The Switch Doc rebuilds his cat toy launcher with 3D printing

Introduction to OpenSCAD

OpenSCAD tutorials abound on the web. The key thing to understand about OpenSCAD is that you are writing code to build things based on primitive objects, such as:

• cubes
• spheres
• cylinders
• polyhedra

You can have modules and parameters, do math, size things exactly the way you want them, and position them exactly where you want them. For a programmer, it makes perfect sense.

Although the OpenSCAD script has many aspects, the most important operators I use in this example are:

• difference() – takes the difference of one object from another
• union() – combines objects into one object
• translate() – moves an object (positions it)
• rotate() – rotates an object

A couple of comments about OpenSCAD code: You only use a semicolon to close the modifications to a shape.

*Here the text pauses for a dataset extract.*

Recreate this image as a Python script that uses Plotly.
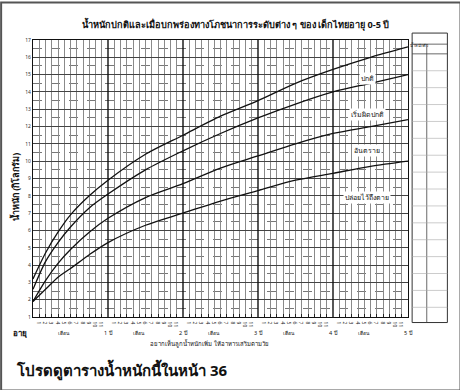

In other words, in the lines

translate([10,20,30])
rotate(90,[0,0,1])
cube([10,10,40.3]);

translate and rotate apply to the cube in the order they are listed. The semicolon at the end of the cube statement closes the statement. The hash mark (#) placed at the beginning of a number of statements tells OpenSCAD to show this block in the quick render mode that is used to see whether things are looking kind of right. The full render mode can take a long time to compute and does not show the blocks that are "differenced" out, as in the quick render mode.

Time to build the MouseAir V2 box.

MouseAir V2 Introduction

Raspberry Pi Geek Magazine published the definitive article on my MouseAir cat toy launcher in Raspberry Pi Geek Issue 5. I had so much response (including the response from the cat) to that article and project from a variety of sources, that I decided to do a redesign of MouseAir, incorporating what I had learned from the project. I aggressively redesigned to eliminate unneeded hardware and drive down the cost and size.

Figure 6 shows the differences in the designs of MouseAir V1 and MouseAir  V2. The block diagram in Figure 7 shows the design for the new MouseAir  V2.

Figure 6: MouseAir V1 versus MouseAir V2.

Figure 7: MouseAir V2 block diagram.

I cut the number of servos down from four to two (plus the optional pan and tilt servos for the camera), redesigned the motor control to eliminate the 12V power supply (cutting the range of the mouse throw from 10 to 2 meters in the process, but my cat is old anyway), removed the RFID hardware (which didn't work with the implanted chip in the cat), added software support for iBeacons (hang an iBeacon on the cat collar), and moved to a much less expensive ultrasonic detector. I also added support for the new Raspberry Pi  B+ and built a MouseAir PCB board with lots of LEDs to show what is happening. Figure 8 peeks under the hood at the MouseAir  V2 box.

Figure 8: Inside the MouseAir V2 box.